WRITTEN INSTRUCTION
Leaving the pictures aside, transcribe every line below exactly.

ENTRIES SUPPLIED
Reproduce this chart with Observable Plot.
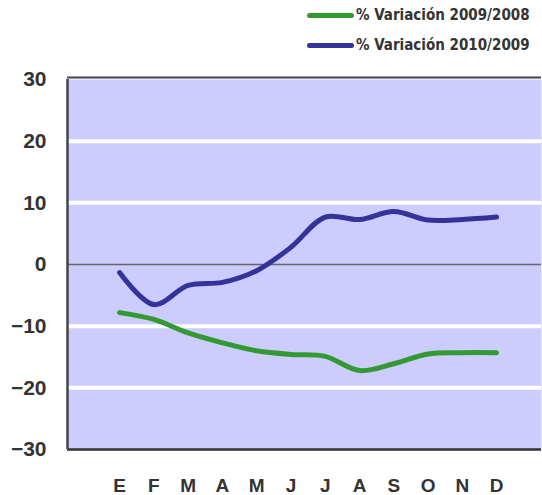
<!DOCTYPE html>
<html>
<head>
<meta charset="utf-8">
<script src="https://cdn.jsdelivr.net/npm/d3@7"></script>
<script src="https://cdn.jsdelivr.net/npm/@observablehq/plot@0.6"></script>
<style>
  html, body { margin: 0; padding: 0; background: #fff; }
  #wrap { width: 542px; position: relative; }
  #legend { position: relative; height: 62px; font-family: "DejaVu Sans Condensed", "DejaVu Sans", sans-serif; font-weight: bold; font-size: 15px; color: #333; }
  .item { position: absolute; left: 307px; display: flex; align-items: center; white-space: nowrap; }
  .sw { display: inline-block; width: 47px; height: 5px; border-radius: 2.5px; margin-right: 2px; }
  svg { display: block; }
</style>
</head>
<body>
<div id="wrap">
  <div id="legend"></div>
  <div id="chart"></div>
</div>
<script>
const months = ["E","F","M","A","M","J","J","A","S","O","N","D"];
const series = ["% Variación 2009/2008", "% Variación 2010/2009"];
const colors = ["#339933", "#333399"];
const var2009 = [-7.8, -8.9, -11.1, -12.7, -14.0, -14.6, -14.9, -17.2, -16.1, -14.5, -14.3, -14.3];
const var2010 = [-1.3, -6.5, -3.4, -2.9, -1.0, 2.8, 7.7, 7.3, 8.6, 7.2, 7.3, 7.7];
const yTicks = [-30, -20, -10, 0, 10, 20, 30];
const gridValues = [-20, -10, 10, 20];

const rows = [];
months.forEach((m, i) => {
  rows.push({i, month: m, value: var2009[i], series: series[0]});
  rows.push({i, month: m, value: var2010[i], series: series[1]});
});

// legend
const legend = document.getElementById("legend");
series.forEach((s, k) => {
  const d = document.createElement("div");
  d.className = "item";
  d.style.top = (k === 0 ? 6 : 36) + "px";
  d.innerHTML = `<span class="sw" style="background:${colors[k]}"></span><span>${s}</span>`;
  legend.appendChild(d);
});

const xDomain = [-1.52, 12.31];

const chart = Plot.plot({
  width: 542,
  height: 433,
  marginLeft: 67,
  marginRight: 1,
  marginTop: 17,
  marginBottom: 46,
  style: {background: "transparent", overflow: "visible"},
  x: {type: "linear", domain: xDomain},
  y: {domain: [-30, 30]},
  color: {domain: series, range: colors},
  marks: [
    Plot.frame({fill: "#ccccff", stroke: "none"}),
    Plot.ruleY(gridValues, {stroke: "#ffffff", strokeWidth: 4}),
    Plot.ruleY([0], {stroke: "#666666", strokeWidth: 1.5}),
    Plot.ruleY([30], {stroke: "#444444", strokeWidth: 2, dy: -2}),
    Plot.ruleY([-30], {stroke: "#333333", strokeWidth: 2.5}),
    Plot.ruleX([xDomain[0]], {stroke: "#444444", strokeWidth: 2.5}),
    Plot.line(rows, {x: "i", y: "value", stroke: "series", z: "series", strokeWidth: 5, curve: "catmull-rom", strokeLinecap: "round"}),
    Plot.axisY(yTicks, {tickSize: 0, tickPadding: 21, fontSize: 21, fontWeight: "bold", fontFamily: "Liberation Sans, Arial, sans-serif", fill: "#333", label: null}),
    Plot.axisX(d3.range(months.length), {tickSize: 0, tickPadding: 29, tickFormat: i => months[i], fontSize: 19, fontWeight: "bold", fontFamily: "Liberation Sans, Arial, sans-serif", fill: "#333", stroke: "#333", strokeWidth: 1, label: null})
  ]
});
document.getElementById("chart").appendChild(chart);
</script>
</body>
</html>
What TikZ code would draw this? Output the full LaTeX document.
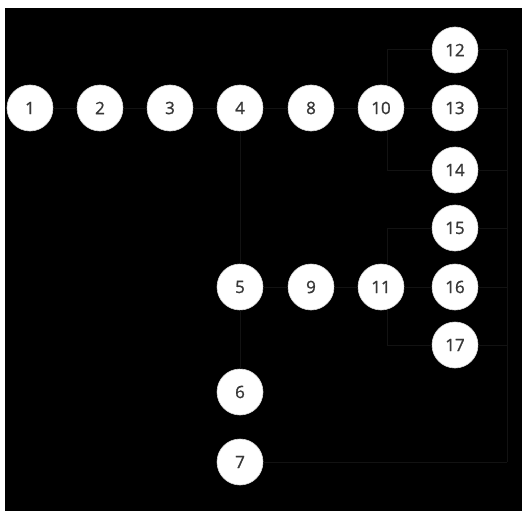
\documentclass[tikz,border=0pt]{standalone}
\usepackage{fontspec}
\setmainfont{Open Sans}
\newfontfamily\digitfont[FakeBold=1.2]{Open Sans}
\definecolor{wire}{HTML}{121212}
\definecolor{digit}{HTML}{383838}
\begin{document}
\begin{tikzpicture}[x=1pt,y=-1pt,
  num/.style={circle,fill=white,draw=white!85!black,line width=0.6pt,minimum size=46pt,inner sep=0pt,
    text=digit,font=\digitfont\fontsize{17}{17}\selectfont},
  wirestyle/.style={draw=wire,line width=1pt}]
\useasboundingbox (0,0) rectangle (522,511);
\fill[white] (0,0) rectangle (522,511);
\fill[black] (5,8) rectangle (522,511);
% nodes
\node[num] (n1) at (30,108) {1};
\node[num] (n2) at (100,108) {2};
\node[num] (n3) at (170,108) {3};
\node[num] (n4) at (240,108) {4};
\node[num] (n8) at (311,108) {8};
\node[num] (n10) at (381,108) {10};
\node[num] (n13) at (455,108) {13};
\node[num] (n12) at (455,50) {12};
\node[num] (n14) at (455,170) {14};
\node[num] (n15) at (455,228) {15};
\node[num] (n16) at (455,287) {16};
\node[num] (n17) at (455,345) {17};
\node[num] (n5) at (240,287) {5};
\node[num] (n9) at (311,287) {9};
\node[num] (n11) at (381,287) {11};
\node[num] (n6) at (240,392) {6};
\node[num] (n7) at (240,462) {7};
\coordinate (bustop) at (507,50);
\coordinate (busbot) at (507,462);
% connectors
\draw[wirestyle] (n1) -- (n2);
\draw[wirestyle] (n2) -- (n3);
\draw[wirestyle] (n3) -- (n4);
\draw[wirestyle] (n4) -- (n8);
\draw[wirestyle] (n8) -- (n10);
\draw[wirestyle] (n10) -- (n13);
\draw[wirestyle] (n4) -- (n5);
\draw[wirestyle] (n5) -- (n6);
\draw[wirestyle] (n5) -- (n9);
\draw[wirestyle] (n9) -- (n11);
\draw[wirestyle] (n11) -- (n16);
\draw[wirestyle] ([xshift=6pt]n10.north) |- (n12);
\draw[wirestyle] ([xshift=6pt]n10.south) |- (n14);
\draw[wirestyle] ([xshift=6pt]n11.north) |- (n15);
\draw[wirestyle] ([xshift=6pt]n11.south) |- (n17);
\draw[wirestyle] (bustop) -- (busbot);
\draw[wirestyle] (n12) -- (bustop);
\draw[wirestyle] (n13) -- (n13 -| bustop);
\draw[wirestyle] (n14) -- (n14 -| bustop);
\draw[wirestyle] (n15) -- (n15 -| bustop);
\draw[wirestyle] (n16) -- (n16 -| bustop);
\draw[wirestyle] (n17) -- (n17 -| bustop);
\draw[wirestyle] (n7) -- (busbot);
\end{tikzpicture}
\end{document}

THE ANSWER
Reproduce this chart with Observable Plot.
<!DOCTYPE html>
<html>
<head>
<meta charset="utf-8">
<script src="https://cdn.jsdelivr.net/npm/d3@7"></script>
<script src="https://cdn.jsdelivr.net/npm/@observablehq/plot@0.6"></script>
<style>
  html, body { margin: 0; padding: 0; background: #fff; }
  #wrap { width: 542px; position: relative; }
  #legend { position: relative; height: 62px; font-family: "DejaVu Sans Condensed", "DejaVu Sans", sans-serif; font-weight: bold; font-size: 15px; color: #333; }
  .item { position: absolute; left: 307px; display: flex; align-items: center; white-space: nowrap; }
  .sw { display: inline-block; width: 47px; height: 5px; border-radius: 2.5px; margin-right: 2px; }
  svg { display: block; }
</style>
</head>
<body>
<div id="wrap">
  <div id="legend"></div>
  <div id="chart"></div>
</div>
<script>
const months = ["E","F","M","A","M","J","J","A","S","O","N","D"];
const series = ["% Variación 2009/2008", "% Variación 2010/2009"];
const colors = ["#339933", "#333399"];
const var2009 = [-7.8, -8.9, -11.1, -12.7, -14.0, -14.6, -14.9, -17.2, -16.1, -14.5, -14.3, -14.3];
const var2010 = [-1.3, -6.5, -3.4, -2.9, -1.0, 2.8, 7.7, 7.3, 8.6, 7.2, 7.3, 7.7];
const yTicks = [-30, -20, -10, 0, 10, 20, 30];
const gridValues = [-20, -10, 10, 20];

const rows = [];
months.forEach((m, i) => {
  rows.push({i, month: m, value: var2009[i], series: series[0]});
  rows.push({i, month: m, value: var2010[i], series: series[1]});
});

// legend
const legend = document.getElementById("legend");
series.forEach((s, k) => {
  const d = document.createElement("div");
  d.className = "item";
  d.style.top = (k === 0 ? 6 : 36) + "px";
  d.innerHTML = `<span class="sw" style="background:${colors[k]}"></span><span>${s}</span>`;
  legend.appendChild(d);
});

const xDomain = [-1.52, 12.31];

const chart = Plot.plot({
  width: 542,
  height: 433,
  marginLeft: 67,
  marginRight: 1,
  marginTop: 17,
  marginBottom: 46,
  style: {background: "transparent", overflow: "visible"},
  x: {type: "linear", domain: xDomain},
  y: {domain: [-30, 30]},
  color: {domain: series, range: colors},
  marks: [
    Plot.frame({fill: "#ccccff", stroke: "none"}),
    Plot.ruleY(gridValues, {stroke: "#ffffff", strokeWidth: 4}),
    Plot.ruleY([0], {stroke: "#666666", strokeWidth: 1.5}),
    Plot.ruleY([30], {stroke: "#444444", strokeWidth: 2, dy: -2}),
    Plot.ruleY([-30], {stroke: "#333333", strokeWidth: 2.5}),
    Plot.ruleX([xDomain[0]], {stroke: "#444444", strokeWidth: 2.5}),
    Plot.line(rows, {x: "i", y: "value", stroke: "series", z: "series", strokeWidth: 5, curve: "catmull-rom", strokeLinecap: "round"}),
    Plot.axisY(yTicks, {tickSize: 0, tickPadding: 21, fontSize: 21, fontWeight: "bold", fontFamily: "Liberation Sans, Arial, sans-serif", fill: "#333", label: null}),
    Plot.axisX(d3.range(months.length), {tickSize: 0, tickPadding: 29, tickFormat: i => months[i], fontSize: 19, fontWeight: "bold", fontFamily: "Liberation Sans, Arial, sans-serif", fill: "#333", stroke: "#333", strokeWidth: 1, label: null})
  ]
});
document.getElementById("chart").appendChild(chart);
</script>
</body>
</html>
What TikZ code would draw this? Output the full LaTeX document.
\documentclass[tikz,border=0pt]{standalone}
\usepackage{fontspec}
\setmainfont{Open Sans}
\newfontfamily\digitfont[FakeBold=1.2]{Open Sans}
\definecolor{wire}{HTML}{121212}
\definecolor{digit}{HTML}{383838}
\begin{document}
\begin{tikzpicture}[x=1pt,y=-1pt,
  num/.style={circle,fill=white,draw=white!85!black,line width=0.6pt,minimum size=46pt,inner sep=0pt,
    text=digit,font=\digitfont\fontsize{17}{17}\selectfont},
  wirestyle/.style={draw=wire,line width=1pt}]
\useasboundingbox (0,0) rectangle (522,511);
\fill[white] (0,0) rectangle (522,511);
\fill[black] (5,8) rectangle (522,511);
% nodes
\node[num] (n1) at (30,108) {1};
\node[num] (n2) at (100,108) {2};
\node[num] (n3) at (170,108) {3};
\node[num] (n4) at (240,108) {4};
\node[num] (n8) at (311,108) {8};
\node[num] (n10) at (381,108) {10};
\node[num] (n13) at (455,108) {13};
\node[num] (n12) at (455,50) {12};
\node[num] (n14) at (455,170) {14};
\node[num] (n15) at (455,228) {15};
\node[num] (n16) at (455,287) {16};
\node[num] (n17) at (455,345) {17};
\node[num] (n5) at (240,287) {5};
\node[num] (n9) at (311,287) {9};
\node[num] (n11) at (381,287) {11};
\node[num] (n6) at (240,392) {6};
\node[num] (n7) at (240,462) {7};
\coordinate (bustop) at (507,50);
\coordinate (busbot) at (507,462);
% connectors
\draw[wirestyle] (n1) -- (n2);
\draw[wirestyle] (n2) -- (n3);
\draw[wirestyle] (n3) -- (n4);
\draw[wirestyle] (n4) -- (n8);
\draw[wirestyle] (n8) -- (n10);
\draw[wirestyle] (n10) -- (n13);
\draw[wirestyle] (n4) -- (n5);
\draw[wirestyle] (n5) -- (n6);
\draw[wirestyle] (n5) -- (n9);
\draw[wirestyle] (n9) -- (n11);
\draw[wirestyle] (n11) -- (n16);
\draw[wirestyle] ([xshift=6pt]n10.north) |- (n12);
\draw[wirestyle] ([xshift=6pt]n10.south) |- (n14);
\draw[wirestyle] ([xshift=6pt]n11.north) |- (n15);
\draw[wirestyle] ([xshift=6pt]n11.south) |- (n17);
\draw[wirestyle] (bustop) -- (busbot);
\draw[wirestyle] (n12) -- (bustop);
\draw[wirestyle] (n13) -- (n13 -| bustop);
\draw[wirestyle] (n14) -- (n14 -| bustop);
\draw[wirestyle] (n15) -- (n15 -| bustop);
\draw[wirestyle] (n16) -- (n16 -| bustop);
\draw[wirestyle] (n17) -- (n17 -| bustop);
\draw[wirestyle] (n7) -- (busbot);
\end{tikzpicture}
\end{document}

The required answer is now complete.